### Raw data
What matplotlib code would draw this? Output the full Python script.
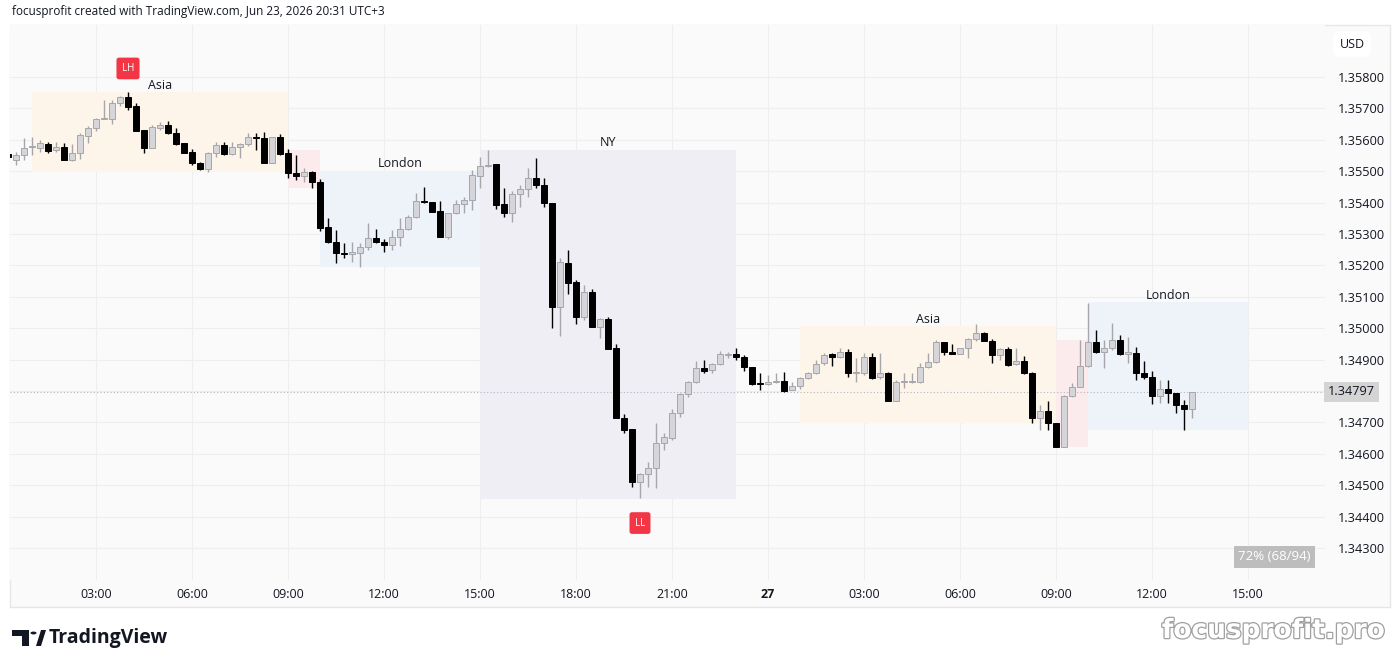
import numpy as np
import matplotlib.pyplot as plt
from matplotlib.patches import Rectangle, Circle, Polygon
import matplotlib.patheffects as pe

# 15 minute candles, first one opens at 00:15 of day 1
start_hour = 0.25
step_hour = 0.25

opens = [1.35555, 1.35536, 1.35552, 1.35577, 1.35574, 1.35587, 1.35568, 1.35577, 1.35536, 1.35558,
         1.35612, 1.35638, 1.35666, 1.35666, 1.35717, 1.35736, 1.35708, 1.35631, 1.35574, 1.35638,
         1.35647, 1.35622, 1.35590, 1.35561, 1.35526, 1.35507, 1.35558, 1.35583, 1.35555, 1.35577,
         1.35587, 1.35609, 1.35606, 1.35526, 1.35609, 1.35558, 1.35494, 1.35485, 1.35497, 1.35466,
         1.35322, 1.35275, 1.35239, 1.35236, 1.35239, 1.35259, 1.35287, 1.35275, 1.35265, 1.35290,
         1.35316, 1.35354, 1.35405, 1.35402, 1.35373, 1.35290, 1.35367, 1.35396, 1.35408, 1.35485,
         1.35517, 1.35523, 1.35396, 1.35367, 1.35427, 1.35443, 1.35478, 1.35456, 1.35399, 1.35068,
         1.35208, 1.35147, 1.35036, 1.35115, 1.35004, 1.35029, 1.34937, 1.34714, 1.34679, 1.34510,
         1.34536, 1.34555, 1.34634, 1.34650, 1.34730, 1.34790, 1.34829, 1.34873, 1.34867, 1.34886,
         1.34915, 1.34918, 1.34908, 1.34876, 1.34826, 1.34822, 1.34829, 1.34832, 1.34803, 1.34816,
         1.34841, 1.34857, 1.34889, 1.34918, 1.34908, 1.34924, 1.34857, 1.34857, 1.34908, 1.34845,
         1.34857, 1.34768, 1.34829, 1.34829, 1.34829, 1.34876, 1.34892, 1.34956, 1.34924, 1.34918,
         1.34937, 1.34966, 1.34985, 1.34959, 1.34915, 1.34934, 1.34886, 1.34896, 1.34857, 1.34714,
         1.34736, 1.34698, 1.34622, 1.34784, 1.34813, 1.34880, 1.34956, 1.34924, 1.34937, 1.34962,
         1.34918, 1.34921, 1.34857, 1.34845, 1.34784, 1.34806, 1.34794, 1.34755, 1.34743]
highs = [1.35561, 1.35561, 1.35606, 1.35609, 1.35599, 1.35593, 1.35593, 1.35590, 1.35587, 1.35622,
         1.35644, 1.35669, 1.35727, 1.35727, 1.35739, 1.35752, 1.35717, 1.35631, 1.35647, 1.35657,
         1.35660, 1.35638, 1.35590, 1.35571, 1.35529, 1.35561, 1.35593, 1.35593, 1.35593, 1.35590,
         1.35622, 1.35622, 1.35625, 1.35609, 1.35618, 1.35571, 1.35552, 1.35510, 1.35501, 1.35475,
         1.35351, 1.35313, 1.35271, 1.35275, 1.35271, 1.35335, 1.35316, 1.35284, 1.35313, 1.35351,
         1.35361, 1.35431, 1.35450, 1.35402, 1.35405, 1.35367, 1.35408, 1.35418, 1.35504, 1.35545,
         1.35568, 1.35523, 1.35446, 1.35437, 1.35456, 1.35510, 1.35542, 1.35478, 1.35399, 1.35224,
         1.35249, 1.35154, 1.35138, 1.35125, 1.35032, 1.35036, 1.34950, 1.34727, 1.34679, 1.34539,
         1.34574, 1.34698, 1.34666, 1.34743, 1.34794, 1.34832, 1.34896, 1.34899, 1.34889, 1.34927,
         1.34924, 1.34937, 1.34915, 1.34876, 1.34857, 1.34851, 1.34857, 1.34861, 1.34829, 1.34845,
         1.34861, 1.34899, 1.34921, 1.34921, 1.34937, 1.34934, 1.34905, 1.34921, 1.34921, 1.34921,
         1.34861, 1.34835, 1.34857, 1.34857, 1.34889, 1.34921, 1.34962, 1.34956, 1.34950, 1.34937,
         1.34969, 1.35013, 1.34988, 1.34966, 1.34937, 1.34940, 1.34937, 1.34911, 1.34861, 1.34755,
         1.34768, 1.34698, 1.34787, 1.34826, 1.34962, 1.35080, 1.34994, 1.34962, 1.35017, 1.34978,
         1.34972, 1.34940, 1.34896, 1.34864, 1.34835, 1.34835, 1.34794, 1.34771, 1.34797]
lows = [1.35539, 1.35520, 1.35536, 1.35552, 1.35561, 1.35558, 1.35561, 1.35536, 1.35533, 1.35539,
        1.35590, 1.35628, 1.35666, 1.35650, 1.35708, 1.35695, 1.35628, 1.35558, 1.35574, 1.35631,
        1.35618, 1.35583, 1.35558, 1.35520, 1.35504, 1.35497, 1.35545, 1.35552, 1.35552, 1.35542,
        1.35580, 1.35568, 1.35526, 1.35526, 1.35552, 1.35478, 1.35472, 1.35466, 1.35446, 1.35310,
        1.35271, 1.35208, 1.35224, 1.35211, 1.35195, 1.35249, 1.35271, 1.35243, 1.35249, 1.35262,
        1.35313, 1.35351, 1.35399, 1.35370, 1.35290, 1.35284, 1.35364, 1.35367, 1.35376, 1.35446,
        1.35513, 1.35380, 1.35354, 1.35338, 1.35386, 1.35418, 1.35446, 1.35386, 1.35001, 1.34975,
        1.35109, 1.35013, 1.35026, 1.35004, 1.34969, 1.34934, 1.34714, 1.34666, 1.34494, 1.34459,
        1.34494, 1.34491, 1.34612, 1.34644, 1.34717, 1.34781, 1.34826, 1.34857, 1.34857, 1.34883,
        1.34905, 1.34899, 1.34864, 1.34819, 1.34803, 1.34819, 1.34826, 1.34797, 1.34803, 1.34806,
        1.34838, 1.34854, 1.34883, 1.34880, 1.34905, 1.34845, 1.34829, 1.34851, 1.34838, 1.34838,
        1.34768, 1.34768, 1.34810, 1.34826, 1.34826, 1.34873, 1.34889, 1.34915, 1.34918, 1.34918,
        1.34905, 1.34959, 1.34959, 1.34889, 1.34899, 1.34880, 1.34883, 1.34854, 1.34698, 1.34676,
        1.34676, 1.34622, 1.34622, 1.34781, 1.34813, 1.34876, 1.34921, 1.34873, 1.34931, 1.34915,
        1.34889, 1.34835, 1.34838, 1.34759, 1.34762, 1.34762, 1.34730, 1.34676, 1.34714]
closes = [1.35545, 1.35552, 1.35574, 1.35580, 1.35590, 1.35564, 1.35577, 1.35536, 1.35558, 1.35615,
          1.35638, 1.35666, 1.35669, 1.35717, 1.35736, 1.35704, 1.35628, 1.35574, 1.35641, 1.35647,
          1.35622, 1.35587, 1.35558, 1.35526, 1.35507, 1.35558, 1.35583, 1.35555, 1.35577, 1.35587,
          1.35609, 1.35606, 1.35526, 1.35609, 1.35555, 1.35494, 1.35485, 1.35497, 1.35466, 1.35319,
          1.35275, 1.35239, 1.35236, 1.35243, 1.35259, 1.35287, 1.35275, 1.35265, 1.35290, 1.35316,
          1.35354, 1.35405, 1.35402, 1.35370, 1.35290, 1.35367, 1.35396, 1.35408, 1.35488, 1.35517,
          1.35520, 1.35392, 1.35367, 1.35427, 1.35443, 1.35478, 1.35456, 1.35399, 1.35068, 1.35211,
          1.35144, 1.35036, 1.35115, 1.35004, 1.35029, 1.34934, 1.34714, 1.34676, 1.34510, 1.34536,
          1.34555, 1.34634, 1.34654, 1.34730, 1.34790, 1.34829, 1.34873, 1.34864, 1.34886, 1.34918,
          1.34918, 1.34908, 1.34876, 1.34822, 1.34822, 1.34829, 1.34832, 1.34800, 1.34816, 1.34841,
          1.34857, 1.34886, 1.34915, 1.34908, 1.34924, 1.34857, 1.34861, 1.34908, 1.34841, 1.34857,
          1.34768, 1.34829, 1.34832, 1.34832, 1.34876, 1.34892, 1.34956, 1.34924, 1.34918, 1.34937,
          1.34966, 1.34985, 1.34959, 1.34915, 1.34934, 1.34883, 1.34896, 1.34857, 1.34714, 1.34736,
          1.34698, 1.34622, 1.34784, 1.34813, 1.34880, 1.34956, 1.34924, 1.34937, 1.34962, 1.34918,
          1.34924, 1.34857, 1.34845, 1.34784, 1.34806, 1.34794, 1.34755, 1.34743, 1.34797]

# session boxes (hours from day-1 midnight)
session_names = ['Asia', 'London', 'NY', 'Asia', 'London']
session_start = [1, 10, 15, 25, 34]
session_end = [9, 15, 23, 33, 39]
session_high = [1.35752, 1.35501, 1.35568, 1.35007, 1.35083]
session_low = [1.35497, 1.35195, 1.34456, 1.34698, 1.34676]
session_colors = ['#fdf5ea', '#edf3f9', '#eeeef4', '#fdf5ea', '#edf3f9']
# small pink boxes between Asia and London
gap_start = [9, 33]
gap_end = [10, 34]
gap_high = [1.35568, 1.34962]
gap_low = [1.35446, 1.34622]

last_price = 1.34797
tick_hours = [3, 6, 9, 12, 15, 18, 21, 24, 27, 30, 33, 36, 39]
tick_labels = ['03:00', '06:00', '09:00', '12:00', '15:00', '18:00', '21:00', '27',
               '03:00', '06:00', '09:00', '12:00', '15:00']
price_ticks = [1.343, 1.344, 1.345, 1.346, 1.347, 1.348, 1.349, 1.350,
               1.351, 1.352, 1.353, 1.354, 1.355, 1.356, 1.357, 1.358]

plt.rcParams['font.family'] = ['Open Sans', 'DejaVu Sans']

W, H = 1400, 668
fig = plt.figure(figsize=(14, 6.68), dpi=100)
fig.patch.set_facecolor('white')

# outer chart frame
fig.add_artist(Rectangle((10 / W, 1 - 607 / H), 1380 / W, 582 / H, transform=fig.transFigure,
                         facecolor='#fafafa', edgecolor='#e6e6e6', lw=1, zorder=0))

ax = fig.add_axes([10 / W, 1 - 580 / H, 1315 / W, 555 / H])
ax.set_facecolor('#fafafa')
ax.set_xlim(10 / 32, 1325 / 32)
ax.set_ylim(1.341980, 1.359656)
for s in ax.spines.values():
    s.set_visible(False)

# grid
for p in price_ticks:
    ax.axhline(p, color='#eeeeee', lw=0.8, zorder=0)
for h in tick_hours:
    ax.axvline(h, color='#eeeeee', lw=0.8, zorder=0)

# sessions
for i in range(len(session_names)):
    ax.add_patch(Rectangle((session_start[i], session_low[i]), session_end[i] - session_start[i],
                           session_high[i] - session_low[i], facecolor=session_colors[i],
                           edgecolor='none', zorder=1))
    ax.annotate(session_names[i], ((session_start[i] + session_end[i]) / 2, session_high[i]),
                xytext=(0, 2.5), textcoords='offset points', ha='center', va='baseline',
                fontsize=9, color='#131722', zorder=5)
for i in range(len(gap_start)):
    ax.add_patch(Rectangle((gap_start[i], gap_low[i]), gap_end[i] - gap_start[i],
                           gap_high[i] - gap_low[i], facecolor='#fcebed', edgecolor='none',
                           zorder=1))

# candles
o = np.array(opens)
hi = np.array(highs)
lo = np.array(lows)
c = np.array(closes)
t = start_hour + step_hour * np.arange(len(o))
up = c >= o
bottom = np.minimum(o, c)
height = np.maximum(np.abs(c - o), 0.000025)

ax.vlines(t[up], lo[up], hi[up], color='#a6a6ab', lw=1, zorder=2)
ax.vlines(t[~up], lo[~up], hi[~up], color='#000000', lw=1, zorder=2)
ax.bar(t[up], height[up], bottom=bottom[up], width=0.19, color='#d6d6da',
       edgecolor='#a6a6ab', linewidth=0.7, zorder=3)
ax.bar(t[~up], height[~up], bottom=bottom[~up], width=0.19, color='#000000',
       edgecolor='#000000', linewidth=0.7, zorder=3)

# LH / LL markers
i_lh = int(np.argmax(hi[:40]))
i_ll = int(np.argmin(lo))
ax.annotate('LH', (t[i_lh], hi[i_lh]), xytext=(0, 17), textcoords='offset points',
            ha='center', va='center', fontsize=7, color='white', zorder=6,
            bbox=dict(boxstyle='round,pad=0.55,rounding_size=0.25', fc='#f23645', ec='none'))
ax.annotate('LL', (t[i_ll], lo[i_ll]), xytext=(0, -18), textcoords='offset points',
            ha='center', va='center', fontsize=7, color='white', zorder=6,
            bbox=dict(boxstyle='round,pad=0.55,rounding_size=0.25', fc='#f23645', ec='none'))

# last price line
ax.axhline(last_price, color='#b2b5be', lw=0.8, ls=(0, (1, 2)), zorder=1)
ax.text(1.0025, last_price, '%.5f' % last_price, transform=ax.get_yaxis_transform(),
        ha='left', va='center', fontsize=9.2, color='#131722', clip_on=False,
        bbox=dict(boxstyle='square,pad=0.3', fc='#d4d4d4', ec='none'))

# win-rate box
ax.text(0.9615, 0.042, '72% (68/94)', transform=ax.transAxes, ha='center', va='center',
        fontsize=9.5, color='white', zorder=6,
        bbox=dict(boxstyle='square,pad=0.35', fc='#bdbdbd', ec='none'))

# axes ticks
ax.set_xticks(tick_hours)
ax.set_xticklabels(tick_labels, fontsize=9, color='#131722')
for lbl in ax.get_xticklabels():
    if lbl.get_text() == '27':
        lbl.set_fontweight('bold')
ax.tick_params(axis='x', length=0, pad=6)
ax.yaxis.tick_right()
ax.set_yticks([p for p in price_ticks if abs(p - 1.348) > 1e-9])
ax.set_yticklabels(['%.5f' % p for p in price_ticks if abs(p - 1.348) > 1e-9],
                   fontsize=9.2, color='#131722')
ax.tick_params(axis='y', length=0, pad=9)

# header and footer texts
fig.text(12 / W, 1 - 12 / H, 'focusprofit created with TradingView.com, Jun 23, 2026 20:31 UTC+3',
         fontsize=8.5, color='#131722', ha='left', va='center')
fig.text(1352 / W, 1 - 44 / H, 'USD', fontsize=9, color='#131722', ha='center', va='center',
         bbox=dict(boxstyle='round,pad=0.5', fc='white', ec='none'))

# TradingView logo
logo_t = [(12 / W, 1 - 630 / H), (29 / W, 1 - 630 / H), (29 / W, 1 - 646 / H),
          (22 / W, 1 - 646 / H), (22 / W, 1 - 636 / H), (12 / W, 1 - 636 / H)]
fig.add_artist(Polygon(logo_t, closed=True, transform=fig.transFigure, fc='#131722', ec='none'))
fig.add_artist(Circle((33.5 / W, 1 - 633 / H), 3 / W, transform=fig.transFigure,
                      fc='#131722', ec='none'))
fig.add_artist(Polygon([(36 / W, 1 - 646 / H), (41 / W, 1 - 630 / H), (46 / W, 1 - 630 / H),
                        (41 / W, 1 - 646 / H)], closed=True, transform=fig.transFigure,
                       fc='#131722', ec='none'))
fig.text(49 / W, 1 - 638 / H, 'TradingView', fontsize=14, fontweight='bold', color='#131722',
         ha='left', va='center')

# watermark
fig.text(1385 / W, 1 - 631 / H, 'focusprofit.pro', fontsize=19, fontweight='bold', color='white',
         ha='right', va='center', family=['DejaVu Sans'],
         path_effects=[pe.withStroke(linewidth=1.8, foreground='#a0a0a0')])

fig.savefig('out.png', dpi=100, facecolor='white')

### Written exercise
Every line from the start of the listing above through the line with "step_hour = 0.25" should be repeated exactly; skip the pictures and add nothing else.

### Response below
What matplotlib code would draw this? Output the full Python script.
import numpy as np
import matplotlib.pyplot as plt
from matplotlib.patches import Rectangle, Circle, Polygon
import matplotlib.patheffects as pe

# 15 minute candles, first one opens at 00:15 of day 1
start_hour = 0.25
step_hour = 0.25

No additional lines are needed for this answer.